Christopher Niesche: Coca-Cola chief puts fizz back into result

The company, which has the rights to bottle the soft drink in Australia, New Zealand, Indonesia, Papua New Guinea, Fiji and Samoa, has delivered its first profit growth in three years.

About 18 months ago, it launched a 250ml slimline can alongside the 375ml can we're used to. This is clever for a few reasons.

First, it means we're paying more for less. My local corner store sells the small cans for A$2 ($2.16) each, or A$8 a litre. It also had a two-litre bottle on special for A$2.99.

But there's another less obvious reason. When we eat or drink smaller portions, we feel as if we've done something virtuous, according to David Just, a professor of behavioural economics at Cornell University who studies consumer food choices.

"People upon consuming them are either left wanting or feel they have done something virtuous by not consuming more," Just recently told the New York Times.

"If they are left wanting, they may be much more likely to move to a second can, which could be a bad thing for the consumer, but a good thing for Coke.

"If they feel they have done something virtuous, they might feel they have licence to consume more elsewhere, and most often overcompensate."

Following a 33 per cent decline in profits over the previous two years, Coca-Cola Amatil's underlying net profit rose 4.8 per cent to A$393.4 million, helped in part by lower interest charges after CCA sold off part of its Indonesian business to its United States parent.

But sales are up too. Coke has managed to eke out a 0.5 per cent increase in sales of beverages in Australia, in part thanks to what the company calls the "small format" and new products.

It's hardly what you'd call a surge in sales, but it was the first growth since 2012 and with sugar under attack from health professionals it's not a bad result.

The challenge now will be for Coke to launch new products that tap into consumers' desire for low- or no-sugar beverages.

It's already made a good start with Coca-Cola Life, which the company packages in a green label instead of the usual bright red. It is sweetened with cane sugar and stevia, a plant-based sugar substitute which is up to 150 times sweeter than sugar.

The company says Coke Life has been its most successful product launch in eight years and has increased Coca-Cola trademark household penetration to 60 per cent.

Coke Life has about two-thirds of the sugar and kilojoules of regular Coke, and the company hopes it and similar products will lure health-conscious consumers back to fizzy drinks.

In an paper last year, investment house Platinum Capital argued that, while sugar remains the dominant global sweetener, it is regarded as "the new tobacco" by many and so there is an opportunity for alternative sweeteners.

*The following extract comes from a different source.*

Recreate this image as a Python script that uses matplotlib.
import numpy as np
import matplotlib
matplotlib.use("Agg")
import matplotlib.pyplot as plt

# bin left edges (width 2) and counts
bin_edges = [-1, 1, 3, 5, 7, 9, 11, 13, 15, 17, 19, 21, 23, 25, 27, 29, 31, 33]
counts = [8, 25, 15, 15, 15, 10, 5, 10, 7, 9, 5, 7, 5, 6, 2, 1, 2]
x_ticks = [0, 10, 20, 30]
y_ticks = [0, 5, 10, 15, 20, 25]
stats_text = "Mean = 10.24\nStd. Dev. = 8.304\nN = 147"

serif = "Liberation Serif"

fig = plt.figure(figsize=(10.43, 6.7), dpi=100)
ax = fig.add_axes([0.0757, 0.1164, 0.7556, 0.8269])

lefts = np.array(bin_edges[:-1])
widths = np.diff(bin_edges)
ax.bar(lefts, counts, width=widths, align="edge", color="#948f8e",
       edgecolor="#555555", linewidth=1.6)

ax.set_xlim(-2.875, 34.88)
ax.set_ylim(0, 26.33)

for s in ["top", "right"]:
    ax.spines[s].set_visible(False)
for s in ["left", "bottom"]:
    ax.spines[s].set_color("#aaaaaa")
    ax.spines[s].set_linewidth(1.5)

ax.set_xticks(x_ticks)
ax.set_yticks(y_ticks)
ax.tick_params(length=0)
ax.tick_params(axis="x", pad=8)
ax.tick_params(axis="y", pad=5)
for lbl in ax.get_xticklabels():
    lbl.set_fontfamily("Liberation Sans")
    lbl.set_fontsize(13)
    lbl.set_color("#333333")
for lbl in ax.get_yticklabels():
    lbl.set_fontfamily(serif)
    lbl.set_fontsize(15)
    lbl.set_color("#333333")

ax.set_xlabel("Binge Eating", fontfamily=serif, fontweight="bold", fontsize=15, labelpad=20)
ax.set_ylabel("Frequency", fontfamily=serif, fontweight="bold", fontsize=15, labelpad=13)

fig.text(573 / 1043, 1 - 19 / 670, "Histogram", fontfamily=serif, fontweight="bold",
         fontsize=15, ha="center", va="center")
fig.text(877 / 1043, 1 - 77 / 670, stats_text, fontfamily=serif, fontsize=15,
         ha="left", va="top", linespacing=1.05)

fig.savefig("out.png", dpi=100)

"People are not abandoning their sweet tooth [if it were only so easy to give up an addiction!], but are instead looking for alternatives that have a reduced impact on their livers and waistlines," it said.

The report also noted that alternative sweeteners cost only a fraction of sugar and soft-drink manufacturers don't appear to be passing on the savings.

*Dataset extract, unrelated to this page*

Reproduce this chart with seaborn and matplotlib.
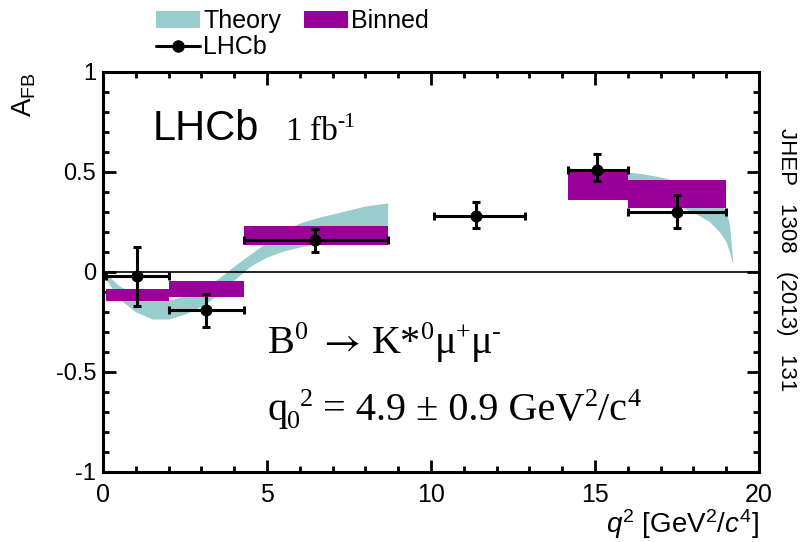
import matplotlib
matplotlib.use("Agg")
import matplotlib.pyplot as plt
import numpy as np
import pandas as pd
import seaborn as sns
from matplotlib.patches import Patch
from matplotlib.lines import Line2D
from matplotlib.ticker import MultipleLocator

# LHCb measurement of A_FB in q^2 bins
q2_lo = [0.1, 2.0, 4.3, 10.09, 14.18, 16.0]
q2_hi = [2.0, 4.3, 8.68, 12.86, 16.0, 19.0]
q2_mean = [1.03, 3.14, 6.46, 11.36, 15.06, 17.49]
afb = [-0.02, -0.19, 0.16, 0.28, 0.51, 0.30]
afb_err_up = [0.145, 0.08, 0.055, 0.07, 0.08, 0.085]
afb_err_dn = [0.15, 0.085, 0.06, 0.06, 0.055, 0.08]

# Binned SM prediction
bin_lo = [0.1, 2.0, 4.3, 14.18, 16.0]
bin_hi = [2.0, 4.3, 8.68, 16.0, 19.0]
bin_min = [-0.145, -0.125, 0.135, 0.36, 0.32]
bin_max = [-0.085, -0.045, 0.232, 0.50, 0.46]

# SM theory band, low-q2 region
th_q2_low = [0.1, 0.5, 1.0, 1.5, 2.0, 2.5, 3.0, 3.5, 4.0, 4.5, 5.0, 5.5,
             6.0, 6.5, 7.0, 7.5, 8.0, 8.68]
th_min_low = [-0.04, -0.135, -0.20, -0.235, -0.235, -0.21, -0.17, -0.115,
              -0.04, 0.03, 0.075, 0.105, 0.125, 0.14, 0.16, 0.18, 0.20, 0.225]
th_max_low = [-0.01, -0.07, -0.115, -0.14, -0.14, -0.12, -0.085, -0.035,
              0.03, 0.09, 0.15, 0.21, 0.245, 0.27, 0.29, 0.31, 0.33, 0.345]

# SM theory band, high-q2 region
th_q2_high = [14.18, 15.0, 16.0, 16.5, 17.0, 17.5, 18.0, 18.5, 18.8, 19.0,
              19.1, 19.2]
th_min_high = [0.43, 0.42, 0.40, 0.38, 0.36, 0.33, 0.30, 0.25, 0.20, 0.15,
               0.10, 0.04]
th_max_high = [0.52, 0.51, 0.50, 0.49, 0.475, 0.455, 0.43, 0.39, 0.35, 0.30,
               0.24, 0.05]

THEORY = "#99cccc"
BINNED = "#990099"
SERIF = ["Liberation Serif", "DejaVu Serif"]

sns.set_theme(style="ticks")
plt.rcParams.update({
    "font.family": ["Liberation Sans", "DejaVu Sans"],
    "axes.unicode_minus": False,
    "mathtext.fontset": "custom",
    "mathtext.rm": "Liberation Sans",
    "mathtext.it": "Liberation Sans:italic",
    "text.color": "black",
    "axes.labelcolor": "black",
    "axes.edgecolor": "black",
    "xtick.color": "black",
    "ytick.color": "black",
    "xtick.direction": "in",
    "ytick.direction": "in",
    "xtick.top": True,
    "xtick.bottom": True,
    "ytick.left": True,
    "ytick.right": True,
    "xtick.major.size": 9,
    "ytick.major.size": 9,
    "xtick.minor.size": 4.5,
    "ytick.minor.size": 4.5,
    "xtick.major.width": 2.0,
    "ytick.major.width": 2.0,
    "xtick.minor.width": 2.0,
    "ytick.minor.width": 2.0,
    "axes.linewidth": 2.2,
})


def rich_text(ax, x, y, parts, size, family):
    """Lay out a line of text with super/subscripts, segment by segment.

    parts: list of (text, kind, gap) where kind is 'n', 'sup', 'sub' or
    'arrow', and gap is extra space before the segment in units of the
    font size.
    """
    lp = 0.22  # descent of the font relative to its size
    txt0, _, _ = parts[0]
    base = ax.text(x, y, txt0, transform=ax.transAxes, fontsize=size,
                   family=family, va="baseline", ha="left")
    prev = base
    for txt, kind, gap in parts[1:]:
        kw = {}
        if kind == "sup":
            fs = 0.65 * size
            dy = 0.36 * size + lp * size - lp * fs
        elif kind == "sub":
            fs = 0.65 * size
            dy = -0.17 * size + lp * size - lp * fs
        elif kind == "arrow":
            fs = size
            dy = 0.0
            kw["math_fontfamily"] = "stix"
        else:
            fs = size
            dy = 0.0
        prev = ax.annotate(txt, xy=(1, 0), xycoords=(prev, base),
                           xytext=(gap * size, dy), textcoords="offset points",
                           fontsize=fs, family=family, va="bottom",
                           ha="left", annotation_clip=False, **kw)
    return base


fig = plt.figure(figsize=(8.03, 5.42), dpi=100)
fig.patch.set_facecolor("white")
ax = fig.add_axes([0.1283, 0.1292, 0.8169, 0.738])
ax.set_facecolor("white")

# theory band
ax.fill_between(th_q2_low, th_min_low, th_max_low, color=THEORY, lw=0, zorder=1)
ax.fill_between(th_q2_high, th_min_high, th_max_high, color=THEORY, lw=0, zorder=1)

# binned predictions
b_lo = np.array(bin_lo)
b_hi = np.array(bin_hi)
b_min = np.array(bin_min)
b_max = np.array(bin_max)
ax.bar(b_lo, b_max - b_min, bottom=b_min, width=b_hi - b_lo, align="edge",
       color=BINNED, linewidth=0, zorder=2)

ax.axhline(0, color="black", lw=1.2, zorder=3)

# data points
df = pd.DataFrame({"q2": q2_mean, "afb": afb})
m = np.array(q2_mean)
ax.errorbar(m, afb, xerr=[m - np.array(q2_lo), np.array(q2_hi) - m],
            yerr=[afb_err_dn, afb_err_up], fmt="none", ecolor="black",
            elinewidth=2.2, capsize=2.6, capthick=2.2, zorder=4)
sns.scatterplot(data=df, x="q2", y="afb", ax=ax, color="black", s=75,
                edgecolor="black", linewidth=0, zorder=5, legend=False)

ax.set_xlim(0, 20)
ax.set_ylim(-1, 1)
ax.xaxis.set_major_locator(MultipleLocator(5))
ax.set_yticks([-1, -0.5, 0, 0.5, 1])
ax.set_yticklabels(["-1", "-0.5", "0", "0.5", "1"])
ax.minorticks_on()
ax.xaxis.set_minor_locator(MultipleLocator(1))
ax.yaxis.set_minor_locator(MultipleLocator(0.1))
ax.tick_params(which="both", direction="in", top=True, right=True,
               bottom=True, left=True, width=2.0, color="black",
               labelcolor="black")
ax.tick_params(which="major", length=9)
ax.tick_params(which="minor", length=4.5)
ax.tick_params(axis="y", labelsize=17, pad=5)
ax.tick_params(axis="x", labelsize=18, pad=8)
for s in ax.spines.values():
    s.set_linewidth(2.2)
    s.set_color("black")
    s.set_visible(True)
    s.set_zorder(6)

ax.set_xlabel(r"$q^2$ [GeV$^2$/$c^4$]", fontsize=20, loc="right", labelpad=0)
ax.set_ylabel(r"A$_{\rm FB}$", fontsize=20, loc="top", labelpad=13)

# annotations
ax.text(0.076, 0.83, "LHCb", transform=ax.transAxes, fontsize=30,
        va="baseline", ha="left")
rich_text(ax, 0.277, 0.83,
          [("1", "n", 0), ("fb", "n", 0.25), ("-1", "sup", 0.0)],
          24, SERIF)
rich_text(ax, 0.2515, 0.2975,
          [("B", "n", 0), ("0", "sup", 0.0), (r"$\rightarrow$", "arrow", 0.25),
           ("K*", "n", 0.3), ("0", "sup", 0.0), ("\u03bc", "n", 0.0),
           ("+", "sup", 0.0), ("\u03bc", "n", 0.0), ("-", "sup", 0.0)],
          29, SERIF)
rich_text(ax, 0.25, 0.13,
          [("q", "n", 0), ("0", "sub", 0.0), ("2", "sup", 0.0),
           ("= 4.9 \u00b1 0.9 GeV", "n", 0.25), ("2", "sup", 0.0),
           ("/c", "n", 0.0), ("4", "sup", 0.0)],
          29, SERIF)
fig.text(787 / 803, 1 - 260 / 542, "JHEP   1308   (2013)   131",
         rotation=-90, ha="center", va="center", fontsize=16)

# legend above the frame
handles = [Patch(facecolor=THEORY, edgecolor="none"),
           Line2D([], [], color="black", lw=2.2, marker="o", markersize=8),
           Patch(facecolor=BINNED, edgecolor="none")]
labels = ["Theory", "LHCb", "Binned"]
fig.legend(handles, labels, ncol=2, loc="upper left",
           bbox_to_anchor=(156 / 803, 1 - 9 / 542), frameon=False,
           fontsize=18, handlelength=1.75, handleheight=0.7,
           handletextpad=0.15, columnspacing=0.9, labelspacing=0.1,
           borderpad=0, borderaxespad=0)

fig.savefig("out.png", dpi=100)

The challenge now will be for Coke to launch new products that tap into consumers' desire for low- or no-sugar beverages.

Alison Watkins had big shoes to fill when she took the chief executive role at the start of 2015. Her predecessor, Terry Davis, delivered eight years of double-digit profit growth between 2001 and 2010, although earnings had been slowing since 2010.

She has got off to a good start and what's pleasing is that she's a CEO who is aiming to build sustainable earnings growth, of about 5 per cent a year.

"We don't want to achieve earnings-per-share growth only through doing clever things on our finance or tax line - we want to achieve it throughout our business," she said after the result.

"We'd like to grow this business slowly and steadily.

"We need to go about this thoughtfully in a way that balances what shareholders expect today while building a stronger tomorrow."

This certainly makes for a welcome change from the attitude of so many other chief executives who are aiming to boost profits in the current climate with spending cuts instead of growth.

Watkins is essentially saying that she will resist pressure from fund managers and analysts for decisions that would push the share price up today, but not be in the long-term interests of the company.

Many other chief executives are not so strong.

With any luck Watkins and Coke's shareholders will be rewarded with a rising share price and dividends, paving the way for other CEOs to look to growth and the long-term.